#### [PROBLEM STATEMENT]
Transcribe the material verbatim in full; the pictures do not belong in the copy.

◇ ◇ ◇ ◇ ◇

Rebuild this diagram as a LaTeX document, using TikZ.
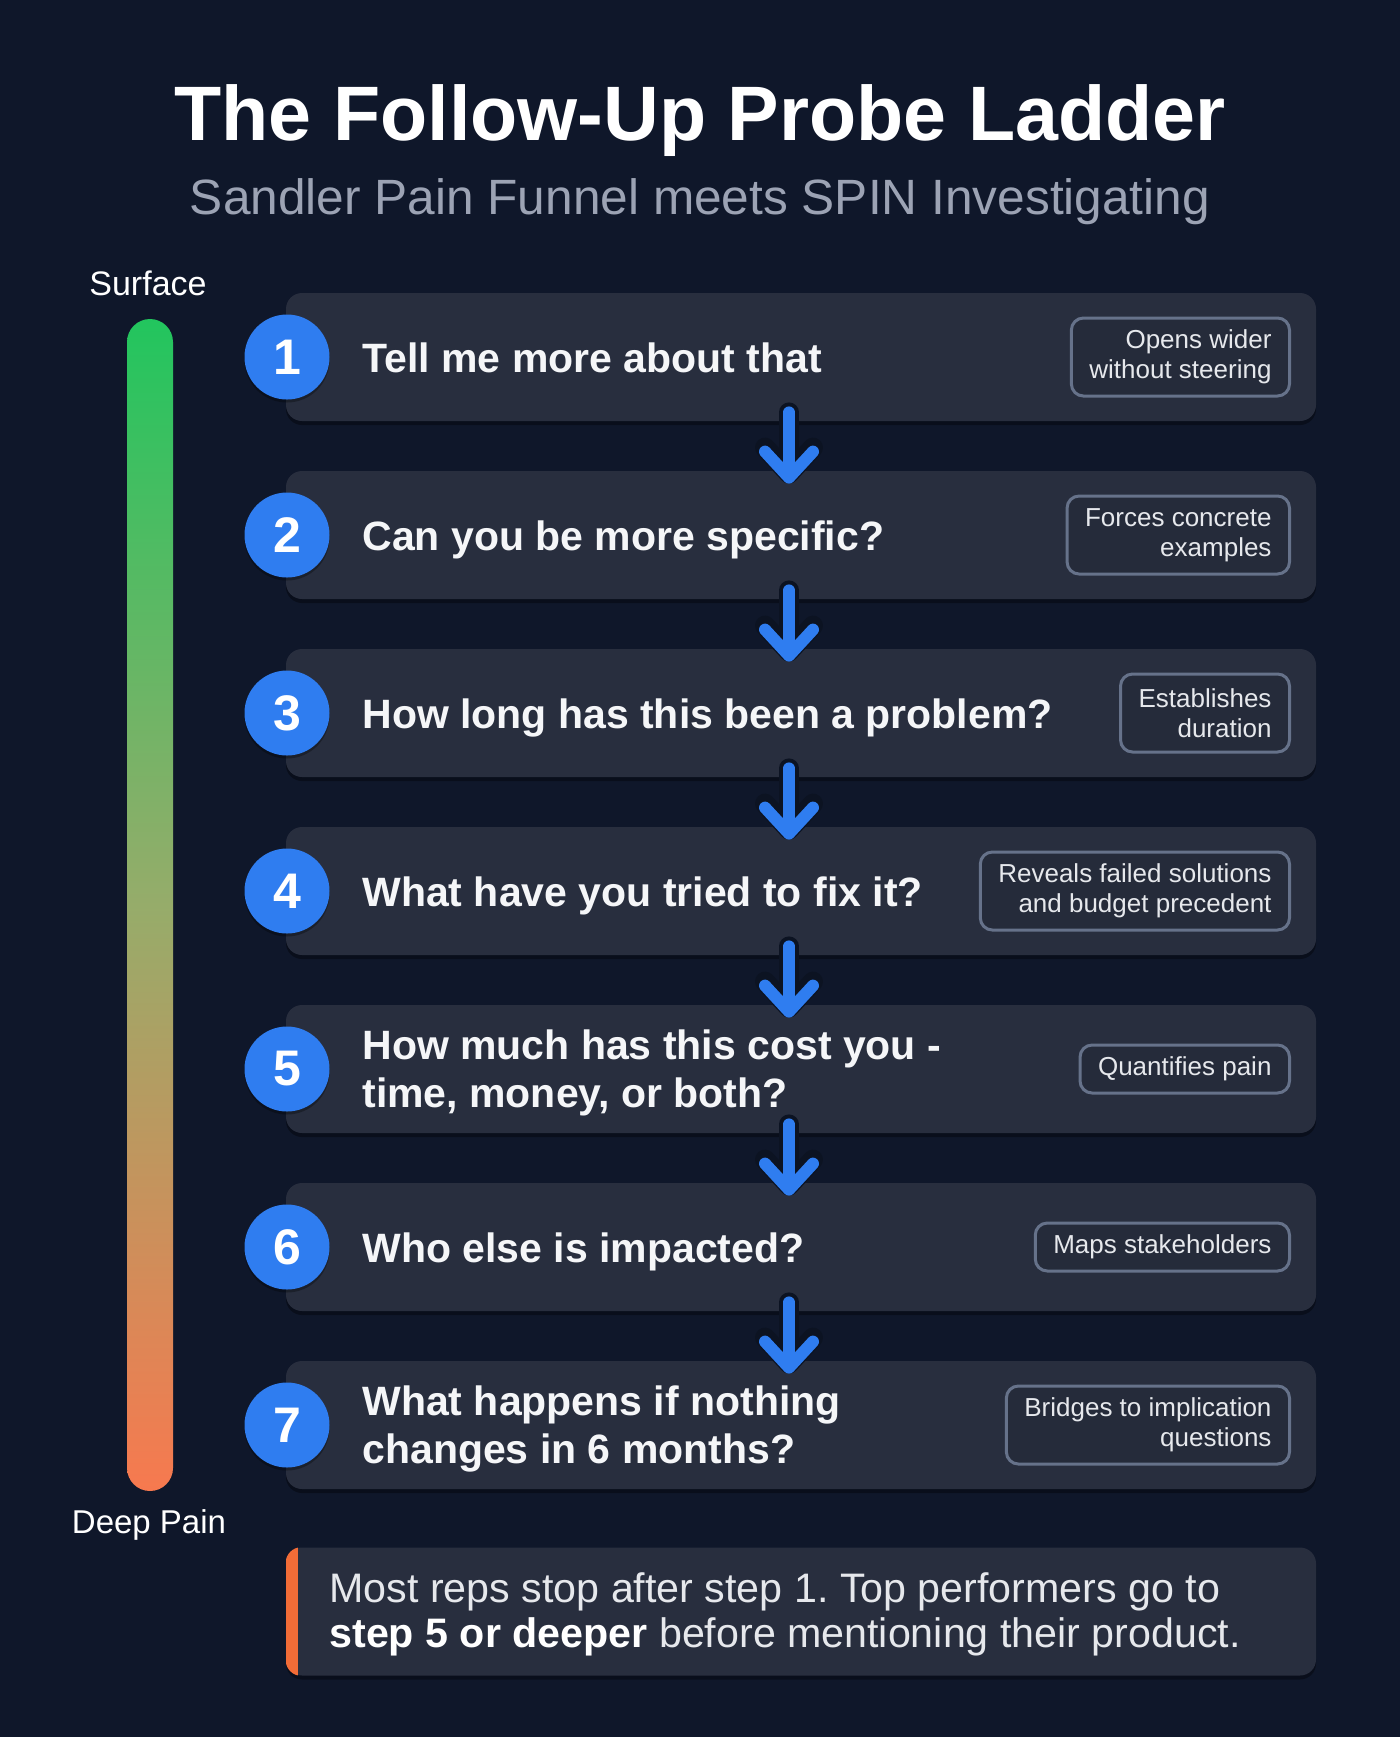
\documentclass[tikz,border=0pt]{standalone}
\usepackage{fontspec}
\setmainfont{Liberation Sans}
\usetikzlibrary{arrows.meta,shadows,calc}
\definecolor{bg}{HTML}{0F172A}
\definecolor{cardc}{HTML}{282E3E}
\definecolor{badgef}{HTML}{252B3A}
\definecolor{badgeb}{HTML}{66728A}
\definecolor{badget}{HTML}{E6E8EC}
\definecolor{blueA}{HTML}{2F7DF0}
\definecolor{qtext}{HTML}{F5F6F8}
\definecolor{subc}{HTML}{9CA3B4}
\definecolor{outl}{HTML}{0C1322}
\definecolor{gtop}{HTML}{22C55E}
\definecolor{gmid}{HTML}{96AC6A}
\definecolor{gbot}{HTML}{F7794F}
\definecolor{strip}{HTML}{F26C37}
\frenchspacing
\begin{document}
\begin{tikzpicture}[x=0.5pt,y=-0.5pt,
  card/.style={fill=cardc, rounded corners=8pt, minimum width=515pt, minimum height=64pt, inner sep=0pt,
    drop shadow={shadow xshift=0pt, shadow yshift=-2pt, opacity=0.35, fill=black}},
  num/.style={circle, fill=blueA, minimum size=42.5pt, inner sep=0pt, text=white,
    font=\fontsize{25}{29}\selectfont\bfseries,
    drop shadow={shadow xshift=0pt, shadow yshift=-1.5pt, opacity=0.3, fill=black}},
  qtxt/.style={anchor=base west, text=qtext, inner sep=0pt, font=\fontsize{20.5}{24}\selectfont\bfseries},
  badge/.style={anchor=east, draw=badgeb, line width=1.5pt, fill=badgef, rounded corners=6pt, align=right,
    inner xsep=9pt, inner ysep=0pt, text=badget, font=\fontsize{13}{15}\selectfont},
  badgetwo/.style={badge, minimum height=39pt},
  badgeone/.style={badge, minimum height=24pt},
  probe/.style={draw=blueA, line width=6pt, line cap=round,
    -{Straight Barb[round, length=13pt, width=24pt]},
    preaction={draw=outl, line width=10pt, line cap=round, -{Straight Barb[round, length=13pt, width=24pt]}}},
  lbl/.style={anchor=base, text=white, inner sep=0pt}
]
\useasboundingbox (0,0) rectangle (1400,1737);
\fill[bg] (0,0) rectangle (1400,1737);

% titles
\node[lbl, font=\fontsize{38.6}{46}\selectfont\bfseries] (title) at (700,140) {The Follow-Up Probe Ladder};
\node[lbl, text=subc, font=\fontsize{24.8}{29}\selectfont] (subtitle) at (700,214) {Sandler Pain Funnel meets SPIN Investigating};

% depth scale
\node[lbl, font=\fontsize{17}{20}\selectfont] (surface) at (148,295) {Surface};
\node[lbl, font=\fontsize{16.5}{20}\selectfont] (deep) at (149,1533) {Deep Pain};
\node[minimum width=23pt, minimum height=586pt, inner sep=0pt, rounded corners=11.5pt,
  top color=gtop, bottom color=gbot, middle color=gmid] (bar) at (150,905) {};

% cards
\foreach \i in {1,...,7}{
  \node[card] (card\i) at (801,{357+178*(\i-1)}) {};
}
\node[card] (foot) at (801,1611.5) {};
\begin{scope}
  \path[clip, rounded corners=8pt] (foot.south west) rectangle (foot.north east);
  \fill[strip] (foot.north west) rectangle ([xshift=6pt]foot.south west);
\end{scope}

% badges
\node[badgetwo] (b1) at (1291,357) {Opens wider\\without steering};
\node[badgetwo] (b2) at (1291,535) {Forces concrete\\examples};
\node[badgetwo] (b3) at (1291,713) {Establishes\\duration};
\node[badgetwo] (b4) at (1291,891) {Reveals failed solutions\\and budget precedent};
\node[badgeone] (b5) at (1291,1069) {Quantifies pain};
\node[badgeone] (b6) at (1291,1247) {Maps stakeholders};
\node[badgetwo] (b7) at (1291,1425) {Bridges to implication\\questions};

% number circles
\foreach \i in {1,...,7}{
  \node[num] (n\i) at (287,{357+178*(\i-1)}) {\i};
}

% questions
\node[qtxt] (q1) at (362,372) {Tell me more about that};
\node[qtxt] (q2) at (362,550) {Can you be more specific?};
\node[qtxt] (q3) at (362,728) {How long has this been a problem?};
\node[qtxt] (q4) at (362,906) {What have you tried to fix it?};
\node[qtxt] (q5) at (362,1059.5) {\begin{tabular}[t]{@{}l@{}}How much has this cost you -\\time, money, or both?\end{tabular}};
\node[qtxt] (q6) at (362,1262) {Who else is impacted?};
\node[qtxt] (q7) at (362,1415.5) {\begin{tabular}[t]{@{}l@{}}What happens if nothing\\changes in 6 months?\end{tabular}};

% footer text
\node[anchor=base west, inner sep=0pt, text=badget, font=\fontsize{20.6}{22.5}\selectfont] (ftext) at (329,1602)
  {\begin{tabular}[t]{@{}l@{}}Most reps stop after step 1. Top performers go to\\{\bfseries\color{white}step 5 or deeper} before mentioning their product.\end{tabular}};

% arrows
\foreach \i [evaluate=\i as \j using int(\i+1)] in {1,...,6}{
  \draw[probe] ([xshift=-6pt,yshift=4.5pt]card\i.south) -- ([xshift=-6pt,yshift=-6.5pt]card\j.north);
}
\end{tikzpicture}
\end{document}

◇ ◇ ◇ ◇ ◇

#### [RESPONSE TO THIS TASK]
Rebuild this diagram as a LaTeX document, using TikZ.
\documentclass[tikz,border=0pt]{standalone}
\usepackage{fontspec}
\setmainfont{Liberation Sans}
\usetikzlibrary{arrows.meta,shadows,calc}
\definecolor{bg}{HTML}{0F172A}
\definecolor{cardc}{HTML}{282E3E}
\definecolor{badgef}{HTML}{252B3A}
\definecolor{badgeb}{HTML}{66728A}
\definecolor{badget}{HTML}{E6E8EC}
\definecolor{blueA}{HTML}{2F7DF0}
\definecolor{qtext}{HTML}{F5F6F8}
\definecolor{subc}{HTML}{9CA3B4}
\definecolor{outl}{HTML}{0C1322}
\definecolor{gtop}{HTML}{22C55E}
\definecolor{gmid}{HTML}{96AC6A}
\definecolor{gbot}{HTML}{F7794F}
\definecolor{strip}{HTML}{F26C37}
\frenchspacing
\begin{document}
\begin{tikzpicture}[x=0.5pt,y=-0.5pt,
  card/.style={fill=cardc, rounded corners=8pt, minimum width=515pt, minimum height=64pt, inner sep=0pt,
    drop shadow={shadow xshift=0pt, shadow yshift=-2pt, opacity=0.35, fill=black}},
  num/.style={circle, fill=blueA, minimum size=42.5pt, inner sep=0pt, text=white,
    font=\fontsize{25}{29}\selectfont\bfseries,
    drop shadow={shadow xshift=0pt, shadow yshift=-1.5pt, opacity=0.3, fill=black}},
  qtxt/.style={anchor=base west, text=qtext, inner sep=0pt, font=\fontsize{20.5}{24}\selectfont\bfseries},
  badge/.style={anchor=east, draw=badgeb, line width=1.5pt, fill=badgef, rounded corners=6pt, align=right,
    inner xsep=9pt, inner ysep=0pt, text=badget, font=\fontsize{13}{15}\selectfont},
  badgetwo/.style={badge, minimum height=39pt},
  badgeone/.style={badge, minimum height=24pt},
  probe/.style={draw=blueA, line width=6pt, line cap=round,
    -{Straight Barb[round, length=13pt, width=24pt]},
    preaction={draw=outl, line width=10pt, line cap=round, -{Straight Barb[round, length=13pt, width=24pt]}}},
  lbl/.style={anchor=base, text=white, inner sep=0pt}
]
\useasboundingbox (0,0) rectangle (1400,1737);
\fill[bg] (0,0) rectangle (1400,1737);

% titles
\node[lbl, font=\fontsize{38.6}{46}\selectfont\bfseries] (title) at (700,140) {The Follow-Up Probe Ladder};
\node[lbl, text=subc, font=\fontsize{24.8}{29}\selectfont] (subtitle) at (700,214) {Sandler Pain Funnel meets SPIN Investigating};

% depth scale
\node[lbl, font=\fontsize{17}{20}\selectfont] (surface) at (148,295) {Surface};
\node[lbl, font=\fontsize{16.5}{20}\selectfont] (deep) at (149,1533) {Deep Pain};
\node[minimum width=23pt, minimum height=586pt, inner sep=0pt, rounded corners=11.5pt,
  top color=gtop, bottom color=gbot, middle color=gmid] (bar) at (150,905) {};

% cards
\foreach \i in {1,...,7}{
  \node[card] (card\i) at (801,{357+178*(\i-1)}) {};
}
\node[card] (foot) at (801,1611.5) {};
\begin{scope}
  \path[clip, rounded corners=8pt] (foot.south west) rectangle (foot.north east);
  \fill[strip] (foot.north west) rectangle ([xshift=6pt]foot.south west);
\end{scope}

% badges
\node[badgetwo] (b1) at (1291,357) {Opens wider\\without steering};
\node[badgetwo] (b2) at (1291,535) {Forces concrete\\examples};
\node[badgetwo] (b3) at (1291,713) {Establishes\\duration};
\node[badgetwo] (b4) at (1291,891) {Reveals failed solutions\\and budget precedent};
\node[badgeone] (b5) at (1291,1069) {Quantifies pain};
\node[badgeone] (b6) at (1291,1247) {Maps stakeholders};
\node[badgetwo] (b7) at (1291,1425) {Bridges to implication\\questions};

% number circles
\foreach \i in {1,...,7}{
  \node[num] (n\i) at (287,{357+178*(\i-1)}) {\i};
}

% questions
\node[qtxt] (q1) at (362,372) {Tell me more about that};
\node[qtxt] (q2) at (362,550) {Can you be more specific?};
\node[qtxt] (q3) at (362,728) {How long has this been a problem?};
\node[qtxt] (q4) at (362,906) {What have you tried to fix it?};
\node[qtxt] (q5) at (362,1059.5) {\begin{tabular}[t]{@{}l@{}}How much has this cost you -\\time, money, or both?\end{tabular}};
\node[qtxt] (q6) at (362,1262) {Who else is impacted?};
\node[qtxt] (q7) at (362,1415.5) {\begin{tabular}[t]{@{}l@{}}What happens if nothing\\changes in 6 months?\end{tabular}};

% footer text
\node[anchor=base west, inner sep=0pt, text=badget, font=\fontsize{20.6}{22.5}\selectfont] (ftext) at (329,1602)
  {\begin{tabular}[t]{@{}l@{}}Most reps stop after step 1. Top performers go to\\{\bfseries\color{white}step 5 or deeper} before mentioning their product.\end{tabular}};

% arrows
\foreach \i [evaluate=\i as \j using int(\i+1)] in {1,...,6}{
  \draw[probe] ([xshift=-6pt,yshift=4.5pt]card\i.south) -- ([xshift=-6pt,yshift=-6.5pt]card\j.north);
}
\end{tikzpicture}
\end{document}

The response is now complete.